Import packages

In [1]:
from utils import *
import numpy as np
import torch
import valda
from valda.valuation import DataValuation

Initialize the parameters

In [2]:
train_total = 1000
train_start = 0
train_size = 200
dev_size = 100
test_size = 300
np.random.seed(0)
torch.manual_seed(0)

<torch._C.Generator at 0x27c2e48bf90>

## Load Dataset
Load the MNIST dataset and split it into training and test sets.

In [3]:
X_train, y_train_clean, X_dev, y_dev, X_test, y_test = load_data(train_total, dev_size, test_size)
y_train, flip_indices = flip_labels(y_train_clean, flip_fraction=0.3)

Test the models on the poisoned data set

In [4]:
cnn_accuracy_poisoned, cnn_accuracies_poisoned = cnn_tests(X_train, y_train, X_dev, y_dev)
print('CNN accuracy on poisoned dataset: {}'.format(cnn_accuracy_poisoned))
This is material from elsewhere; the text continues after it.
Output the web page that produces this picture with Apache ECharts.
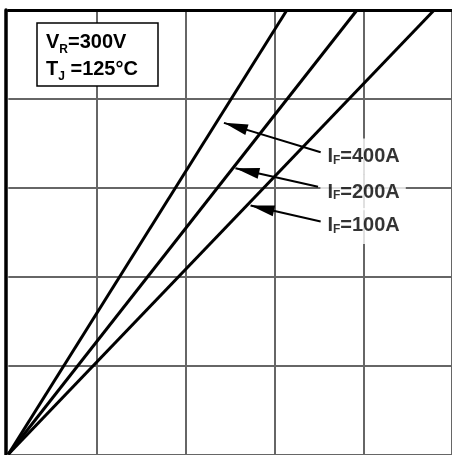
<!DOCTYPE html>
<html><head><meta charset="utf-8">
<script src="https://cdn.jsdelivr.net/npm/echarts@6/dist/echarts.min.js"></script>
<style>html,body{margin:0;padding:0;background:#fff}#c{width:452px;height:455px}</style>
</head><body><div id="c"></div>
<script>
// axis ranges / ticks (no tick labels shown in the reference)
const xTicks = [0, 1, 2, 3, 4, 5];
const yTicks = [0, 1, 2, 3, 4, 5];

// curves (straight lines from origin)
const curve400 = [[0, 0], [3.14, 5]];
const curve200 = [[0, 0], [3.93, 5]];
const curve100 = [[0, 0], [4.80, 5]];

// annotations
const labelMain = ['I', 'I', 'I'];
const labelSubs = ['F', 'F', 'F'];
const labelValues = ['=400A', '=200A', '=100A'];
const labelAnchors = [[3.517, 3.35], [3.517, 2.95], [3.517, 2.57]];
const arrowTails = [[3.52, 3.40], [3.49, 3.01], [3.52, 2.62]];
const arrowTips = [[2.43, 3.73], [2.56, 3.22], [2.73, 2.80]];

// condition box
const boxLines = [['V', 'R', '=300V'], ['T', 'J', ' =125°C']];

const FONT = 'Liberation Sans, Arial, sans-serif';
const chart = echarts.init(document.getElementById('c'));

const boxText = boxLines.map(l => '{m|' + l[0] + '}{s|' + l[1] + '}{m|' + l[2] + '}').join('\n');

const labelData = labelAnchors.map((p, i) => ({
  value: p,
  label: { formatter: '{m|' + labelMain[i] + '}{s|' + labelSubs[i] + '}{m|' + labelValues[i] + '}' }
}));

const arrowData = arrowTails.map((t, i) => [
  { coord: t, symbol: 'none' },
  { coord: arrowTips[i], symbol: 'triangle', symbolSize: [11, 24], symbolOffset: [0, 12] }
]);

const lineStyleCurve = { color: '#000', width: 3 };
const gridGray = '#666';

chart.setOption({
  animation: false,
  backgroundColor: '#fff',
  title: {
    text: boxText,
    left: 37, top: 19,
    padding: [10, 20, 3, 9],
    borderColor: '#000', borderWidth: 1.5,
    backgroundColor: '#fff',
    textStyle: {
      rich: {
        m: { fontSize: 20, fontWeight: 'bold', fontFamily: FONT, color: '#000', lineHeight: 27 },
        s: { fontSize: 12, fontWeight: 'bold', fontFamily: FONT, color: '#000', lineHeight: 8, verticalAlign: 'bottom' }
      }
    }
  },
  grid: { left: 8.3, top: 10, width: 446, height: 444.3 },
  xAxis: [{
    type: 'value', min: xTicks[0], max: xTicks[xTicks.length - 1], interval: 1,
    axisLine: { show: false }, axisTick: { show: false }, axisLabel: { show: false },
    splitLine: { show: true, lineStyle: { color: ['rgba(0,0,0,0)', gridGray, gridGray, gridGray, gridGray, gridGray], width: 2 } }
  }, {
    type: 'value', position: 'top', min: xTicks[0], max: xTicks[xTicks.length - 1], interval: 1,
    axisLine: { show: true, lineStyle: { color: '#000', width: 3 } },
    axisTick: { show: false }, axisLabel: { show: false }, splitLine: { show: false }
  }],
  yAxis: {
    type: 'value', min: yTicks[0], max: yTicks[yTicks.length - 1], interval: 1, offset: 3,
    axisLine: { show: true, onZero: false, lineStyle: { color: '#000', width: 3.5 } },
    axisTick: { show: false }, axisLabel: { show: false },
    splitLine: { show: true, lineStyle: { color: gridGray, width: 2 } }
  },
  series: [
    { type: 'line', data: curve400, symbol: 'none', lineStyle: lineStyleCurve, z: 3 },
    { type: 'line', data: curve200, symbol: 'none', lineStyle: lineStyleCurve, z: 3 },
    { type: 'line', data: curve100, symbol: 'none', lineStyle: lineStyleCurve, z: 3 },
    {
      type: 'scatter', data: labelData, symbolSize: 0, z: 4,
      label: {
        show: true, position: 'right', distance: 0,
        backgroundColor: '#fff', padding: [8, 6, 8, 7],
        rich: {
          m: { fontSize: 20, fontWeight: 'bold', fontFamily: FONT, color: '#000', lineHeight: 20 },
          s: { fontSize: 12, fontWeight: 'bold', fontFamily: FONT, color: '#000', lineHeight: 10, verticalAlign: 'bottom' }
        }
      },
      markLine: {
        silent: true, animation: false,
        symbol: ['none', 'triangle'],
        label: { show: false },
        lineStyle: { color: '#000', width: 2, type: 'solid' },
        itemStyle: { color: '#000' },
        emphasis: { disabled: true },
        data: arrowData
      }
    }
  ]
});
</script></body></html>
logistic_accuracy_poisoned = logistic_test(X_train, y_train, X_dev, y_dev)
print('Logistic Regression accuracy on poisoned dataset: {}'.format(logistic_accuracy_poisoned))

Accuracy of CNN model on cuda: 0.77
Accuracy of CNN model on cuda: 0.69
Accuracy of CNN model on cuda: 0.66
Accuracy of CNN model on cuda: 0.71
Accuracy of CNN model on cuda: 0.78
Accuracy of CNN model on cuda: 0.72
Accuracy of CNN model on cuda: 0.67
Accuracy of CNN model on cuda: 0.67
CNN accuracy on poisoned dataset: 0.70875
Accuracy of Logistic Regression model: 0.38
Logistic Regression accuracy on poisoned dataset: 0.38


Test the models on the clean data set

In [5]:
cnn_accuracy_pure, cnn_accuracies_pure = cnn_tests(X_train, y_train_clean, X_dev, y_dev)
print('CNN accuracy on clean dataset: {}'.format(cnn_accuracy_pure))

logistic_accuracy_pure = logistic_test(X_train, y_train_clean, X_dev, y_dev)
print('Logistic Regression accuracy on clean dataset: {}'.format(logistic_accuracy_pure))

Accuracy of CNN model on cuda: 0.90
Accuracy of CNN model on cuda: 0.88
Accuracy of CNN model on cuda: 0.89
Accuracy of CNN model on cuda: 0.82
Accuracy of CNN model on cuda: 0.88
Accuracy of CNN model on cuda: 0.88
Accuracy of CNN model on cuda: 0.87
Accuracy of CNN model on cuda: 0.86
CNN accuracy on clean dataset: 0.8725
Accuracy of Logistic Regression model: 0.82
Logistic Regression accuracy on clean dataset: 0.82


## Running
Divide the train set into batches and run the valuation.

In [6]:
X_train_batch = X_train[train_start:train_start + train_size]
y_train_batch = y_train[train_start:train_start + train_size]

In [7]:
# Define a DataValuation instance
dv = DataValuation(X_train_batch, y_train_batch, X_dev, y_dev)

# Run with the default setting:
# 1. Logistic regression as the classifier
# 2. Prediction accuracy as the value measurement
vals_tmc = dv.estimate(method="tmc-shapley")

100%|██████████| 500/500 [19:51<00:00,  2.38s/it]


## Results
Get the indices of the data points with values < 0

In [8]:
min_indices_batch = [key for key, value in vals_tmc.items() if value <= 0]
min_indices_batch = np.array(min_indices_batch) + train_start

Append the indices to a file

In [9]:
if not os.path.exists('./data'):
    os.makedirs('./data')

file_path = f'./data/min_indices_{str(train_start).zfill(3)}_{str(train_start+train_size-1).zfill(3)}.npy'
np.save(file_path, min_indices_batch)